Victor – J’aimerais avoir la chance de shooter tous les spots de surf… Mais à choisir je pense à l’Indonésie ou au Sri Lanka, pour apporter une dimension tropicale à mes photos. Il y a de très belles images à faire là-bas, où la nature et la végétation tiennent une place très importante. J’aimerais aussi aller en Amérique latine, au Nicaragua, au Mexique ou au Costa Rica. Mais je ne suis pas fermé à certains pays plus froids comme l’Islande ou la Norvège, plus loin des clichés habituels du surf.

SS – Y a-t-il des surfeurs professionnels que tu rêverais de shooter ?

Victor – J’aimerais beaucoup shooter des gars du CT ou des surfeurs très bons techniquement tels que Kelly Slater, John John Florence, Owen Wright, Felipe Toledo ou encore Gabriel Medina. Ça serait génial de les avoir en free surf ou de faire des portraits d’eux sur la plage.

SS – Est-ce que tu as un intérêt pour la vidéo ?

Victor – Oui, je porte un très grand intérêt à la vidéo. À l’origine, je suis d’ailleurs plus porté sur la vidéo que sur la photo. J’aime beaucoup le fait de pouvoir prendre un plan, une petite vidéo qui semblerait banale à première vue, puis de la transposer totalement au montage en lui donnant de la couleur, en y ajoutant une musique, en jouant avec l’accéléré ou le ralenti. La vidéo peut être la bête noire de certains photographes dans la mesure où elle représente une montagne de travail, mais je ne vois pas les choses comme ça. Je suis très motivé par ce que peut rendre le résultat final et j’apprécie beaucoup tout le cheminement créatif par lequel il faut passer pour y arriver. »

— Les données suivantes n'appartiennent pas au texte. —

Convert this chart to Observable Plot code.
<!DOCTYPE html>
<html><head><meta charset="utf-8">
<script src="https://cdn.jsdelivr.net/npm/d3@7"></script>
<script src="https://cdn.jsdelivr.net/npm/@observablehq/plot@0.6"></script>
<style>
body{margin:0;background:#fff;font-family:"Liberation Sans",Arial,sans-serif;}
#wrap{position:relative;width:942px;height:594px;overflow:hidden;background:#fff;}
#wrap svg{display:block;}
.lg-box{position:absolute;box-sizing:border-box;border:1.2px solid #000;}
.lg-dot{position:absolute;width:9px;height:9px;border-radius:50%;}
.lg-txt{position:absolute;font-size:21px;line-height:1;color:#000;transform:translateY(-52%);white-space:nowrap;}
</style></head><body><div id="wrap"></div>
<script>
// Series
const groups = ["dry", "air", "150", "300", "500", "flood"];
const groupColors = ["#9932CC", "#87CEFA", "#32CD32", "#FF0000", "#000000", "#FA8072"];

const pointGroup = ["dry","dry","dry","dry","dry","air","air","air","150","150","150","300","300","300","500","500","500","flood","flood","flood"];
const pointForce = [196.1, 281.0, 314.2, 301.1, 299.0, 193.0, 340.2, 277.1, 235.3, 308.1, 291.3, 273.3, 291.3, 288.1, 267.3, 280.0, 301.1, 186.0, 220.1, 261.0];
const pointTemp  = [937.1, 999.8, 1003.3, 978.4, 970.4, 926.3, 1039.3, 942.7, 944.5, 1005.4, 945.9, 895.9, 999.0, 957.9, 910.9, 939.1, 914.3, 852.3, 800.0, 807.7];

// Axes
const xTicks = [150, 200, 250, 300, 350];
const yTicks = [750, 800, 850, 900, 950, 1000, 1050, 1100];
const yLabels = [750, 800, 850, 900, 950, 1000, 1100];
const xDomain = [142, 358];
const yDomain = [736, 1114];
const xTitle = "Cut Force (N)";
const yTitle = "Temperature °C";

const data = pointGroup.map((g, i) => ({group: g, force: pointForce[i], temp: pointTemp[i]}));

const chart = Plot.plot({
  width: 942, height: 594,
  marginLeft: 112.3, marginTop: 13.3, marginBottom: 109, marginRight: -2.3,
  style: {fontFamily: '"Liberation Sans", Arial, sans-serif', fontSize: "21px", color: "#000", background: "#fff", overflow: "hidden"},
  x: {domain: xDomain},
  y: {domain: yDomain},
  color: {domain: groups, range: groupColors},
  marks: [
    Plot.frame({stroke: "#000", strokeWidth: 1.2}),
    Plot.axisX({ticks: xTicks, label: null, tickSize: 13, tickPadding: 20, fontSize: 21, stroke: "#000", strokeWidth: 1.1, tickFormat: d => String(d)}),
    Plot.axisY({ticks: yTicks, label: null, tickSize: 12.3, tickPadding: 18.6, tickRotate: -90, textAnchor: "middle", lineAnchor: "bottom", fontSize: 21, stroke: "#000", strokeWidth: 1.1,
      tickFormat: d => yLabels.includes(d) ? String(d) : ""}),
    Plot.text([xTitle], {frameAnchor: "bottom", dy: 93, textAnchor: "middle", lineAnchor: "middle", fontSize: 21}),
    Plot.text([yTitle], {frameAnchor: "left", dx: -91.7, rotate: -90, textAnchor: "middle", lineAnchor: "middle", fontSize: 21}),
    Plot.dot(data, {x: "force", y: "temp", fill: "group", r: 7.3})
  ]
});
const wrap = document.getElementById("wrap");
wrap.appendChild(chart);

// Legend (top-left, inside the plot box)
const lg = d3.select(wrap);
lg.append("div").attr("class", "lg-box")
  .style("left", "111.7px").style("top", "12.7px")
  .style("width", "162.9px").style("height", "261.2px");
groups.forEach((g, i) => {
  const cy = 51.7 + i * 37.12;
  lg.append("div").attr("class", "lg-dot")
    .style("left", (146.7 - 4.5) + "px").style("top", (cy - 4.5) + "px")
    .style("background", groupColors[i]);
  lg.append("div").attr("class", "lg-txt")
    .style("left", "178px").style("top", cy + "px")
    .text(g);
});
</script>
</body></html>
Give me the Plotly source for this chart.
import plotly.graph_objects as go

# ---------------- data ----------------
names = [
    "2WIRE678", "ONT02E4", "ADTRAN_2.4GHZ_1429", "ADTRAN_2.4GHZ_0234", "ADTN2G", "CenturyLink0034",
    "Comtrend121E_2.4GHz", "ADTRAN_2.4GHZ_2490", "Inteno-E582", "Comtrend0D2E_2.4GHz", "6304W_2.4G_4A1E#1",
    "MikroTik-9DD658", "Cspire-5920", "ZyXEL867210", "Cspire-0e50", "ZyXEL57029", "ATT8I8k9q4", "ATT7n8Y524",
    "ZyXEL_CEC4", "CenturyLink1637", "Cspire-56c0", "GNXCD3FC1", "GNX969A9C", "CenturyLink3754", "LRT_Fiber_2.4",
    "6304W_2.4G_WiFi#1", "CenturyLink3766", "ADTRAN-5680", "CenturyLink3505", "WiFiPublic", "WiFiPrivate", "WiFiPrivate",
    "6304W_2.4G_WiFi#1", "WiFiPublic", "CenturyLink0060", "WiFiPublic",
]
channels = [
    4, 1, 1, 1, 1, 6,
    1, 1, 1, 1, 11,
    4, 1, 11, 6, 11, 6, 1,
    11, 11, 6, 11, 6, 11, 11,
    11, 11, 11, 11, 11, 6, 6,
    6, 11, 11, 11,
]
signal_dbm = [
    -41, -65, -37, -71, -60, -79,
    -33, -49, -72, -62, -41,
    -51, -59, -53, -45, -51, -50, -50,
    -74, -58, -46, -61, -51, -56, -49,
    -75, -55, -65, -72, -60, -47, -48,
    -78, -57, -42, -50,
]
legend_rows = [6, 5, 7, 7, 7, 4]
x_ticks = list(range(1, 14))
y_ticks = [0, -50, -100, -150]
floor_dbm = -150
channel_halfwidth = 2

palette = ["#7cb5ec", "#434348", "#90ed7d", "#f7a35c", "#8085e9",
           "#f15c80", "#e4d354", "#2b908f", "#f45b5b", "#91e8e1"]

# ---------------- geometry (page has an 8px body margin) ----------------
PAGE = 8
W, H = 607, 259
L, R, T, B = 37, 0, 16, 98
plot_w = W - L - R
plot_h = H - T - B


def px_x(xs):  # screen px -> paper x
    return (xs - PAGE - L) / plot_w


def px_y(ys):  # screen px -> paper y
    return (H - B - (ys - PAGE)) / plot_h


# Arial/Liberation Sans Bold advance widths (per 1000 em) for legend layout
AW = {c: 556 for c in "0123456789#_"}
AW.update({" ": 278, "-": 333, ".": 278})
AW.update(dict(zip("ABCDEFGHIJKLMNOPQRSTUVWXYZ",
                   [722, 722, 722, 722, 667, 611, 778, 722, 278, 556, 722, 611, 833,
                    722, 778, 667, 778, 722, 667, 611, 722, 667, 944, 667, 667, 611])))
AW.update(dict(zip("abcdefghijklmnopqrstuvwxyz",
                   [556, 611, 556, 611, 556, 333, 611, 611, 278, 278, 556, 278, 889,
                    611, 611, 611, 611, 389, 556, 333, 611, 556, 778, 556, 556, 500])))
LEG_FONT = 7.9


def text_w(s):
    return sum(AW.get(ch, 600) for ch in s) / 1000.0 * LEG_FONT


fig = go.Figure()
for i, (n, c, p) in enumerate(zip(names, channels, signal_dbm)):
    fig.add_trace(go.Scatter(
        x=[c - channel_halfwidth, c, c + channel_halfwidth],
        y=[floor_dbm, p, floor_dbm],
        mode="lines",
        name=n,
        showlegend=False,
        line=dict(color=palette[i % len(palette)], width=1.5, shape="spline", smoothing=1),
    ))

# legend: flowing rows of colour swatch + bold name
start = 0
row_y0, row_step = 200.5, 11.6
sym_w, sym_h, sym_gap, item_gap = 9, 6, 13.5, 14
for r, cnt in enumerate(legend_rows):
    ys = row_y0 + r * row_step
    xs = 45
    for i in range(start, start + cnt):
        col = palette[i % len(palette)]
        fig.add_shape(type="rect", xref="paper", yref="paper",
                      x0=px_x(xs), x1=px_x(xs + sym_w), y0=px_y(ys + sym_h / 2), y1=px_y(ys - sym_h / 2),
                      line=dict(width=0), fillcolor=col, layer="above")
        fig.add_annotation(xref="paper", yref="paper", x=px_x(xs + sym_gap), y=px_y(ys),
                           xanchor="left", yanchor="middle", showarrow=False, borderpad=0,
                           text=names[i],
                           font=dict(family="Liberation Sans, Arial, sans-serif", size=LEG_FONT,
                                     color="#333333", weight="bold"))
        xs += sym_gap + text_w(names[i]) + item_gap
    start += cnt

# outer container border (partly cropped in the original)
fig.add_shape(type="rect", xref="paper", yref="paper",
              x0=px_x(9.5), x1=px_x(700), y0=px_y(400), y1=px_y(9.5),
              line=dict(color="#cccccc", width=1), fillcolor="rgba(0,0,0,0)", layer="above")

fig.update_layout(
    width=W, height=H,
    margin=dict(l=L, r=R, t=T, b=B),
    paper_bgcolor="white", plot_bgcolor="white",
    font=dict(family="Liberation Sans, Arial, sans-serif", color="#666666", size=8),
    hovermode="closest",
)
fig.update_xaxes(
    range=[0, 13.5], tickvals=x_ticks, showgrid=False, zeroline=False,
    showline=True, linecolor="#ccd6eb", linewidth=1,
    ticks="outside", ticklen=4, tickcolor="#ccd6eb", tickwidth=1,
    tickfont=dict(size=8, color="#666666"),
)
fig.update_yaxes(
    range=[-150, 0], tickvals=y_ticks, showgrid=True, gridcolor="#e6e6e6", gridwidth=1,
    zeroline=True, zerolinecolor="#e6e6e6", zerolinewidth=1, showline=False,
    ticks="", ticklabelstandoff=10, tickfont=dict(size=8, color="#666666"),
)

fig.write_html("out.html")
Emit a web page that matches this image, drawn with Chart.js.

Et voici trois photos de son portfolio décryptées techniquement !

Victor Perez local focale

Cette photo a été prise au Maroc sur le spot d’Anchor Point en novembre 2022. On y voit le local du spot « Snoopy ». Cette photo a été prise avec une vitesse d’obturation légèrement lente, ce qui donne cet effet de flou de mouvement qui donne vie à la photo. On ressent vraiment le dynamisme et le mouvement du moment. Le surfeur est plutôt centré, ce qui le met davantage en lumière et j’ai choisi le noir et blanc car le contraste est d’autant plus intéressant ici, avec le surfeur très sombre et l’océan blanc !

Victor Perez local focale

Cette photo a été prise au téléobjectif avec un 100-400, ce qui permet de capturer des éléments au loin avec un effet de plan rapproché. Cette photo me parle beaucoup car on dirait un peu une toile. Je souhaitait montrer uniquement l’océan et les lignes infinies qu’il formait à ce moment-là.

Victor Perez local focale

Pour terminer, voici une photo en aqua à la Côte des Basques à Biarritz, prise en avril 2023. J’ai utilisé mon boîtier A6000 et mon caisson étanche avec un objectif 50mm dont l’ouverture est possible jusqu’à 1.8. C’est ce qui m’a permis d’obtenir ce rendu, avec un flou de premier plan ici et des petites « billes » de lumière, aka l’effet bokeh.